From: http://article.gmane.org/gmane.comp.ai.mallet.devel/1483/

See also: http://people.cs.umass.edu/~wallach/publications/wallach09rethinking.pdf

"The tuning question is an interesting one, since the whole purpose of topic modeling has usually been to be useful: one can tune to reduce LL/token or tune to try to make the top-ten-lists more intuitive, but those might not always work in the same directions." http://sappingattention.blogspot.co.uk/2013/01/keeping-words-in-topic-models.html

The statistics defined in the file are as follows. Suggestions are welcome!

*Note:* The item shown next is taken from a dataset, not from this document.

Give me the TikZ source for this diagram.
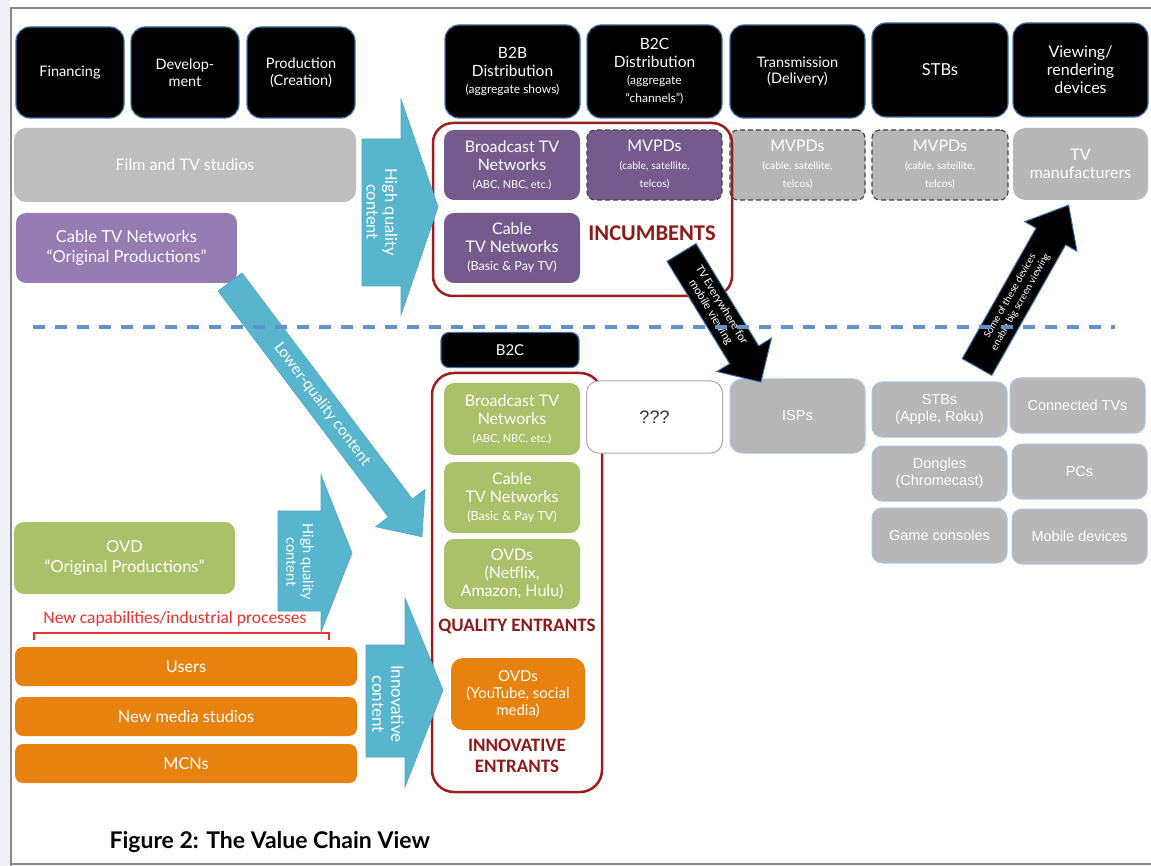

  • Word count (total number of word tokens assigned to the topic).
    • Small topics are often illogical, large topics are often overly general.
  • Word length (for each word, count the number of characters).
    • Topics with lots of very short words tend to be problematic.
    • This metric normalizes word length against the average word length of top words over all topics, so negative numbers mean short words, positive numbers mean long words.
  • Coherence (probability of words given higher-ranked words).
    • This metric picks out illogical combinations.
  • Distance from uniformity.
    • Higher values indicate more probability concentrated on a few words, lower values indicate more dispersed probability.
  • Distance from corpus.
    • Higher values indicate more specific topics, topics with lower values look like what you would get by counting all the words in the corpus, regardless of topic.
  • Effective number of words.
    • The inverse of the sum of squared probabilities.
    • Higher values indicate less concentration on top words.
    • This metric is similar to distance from uniformity.
  • Token/document difference.
    • Higher values indicate burstiness -- one of the top words appears many times in a small number of documents (ie fewer docs than expected given token count).
  • Documents at rank 1.
    • Vacuous or overly general topics often occur a small amount in many documents.
    • This metric counts, out of the documents that contain a given topic, how many times that topic is the single most common topic in a document.
    • Low numbers indicate possibly uninteresting topics.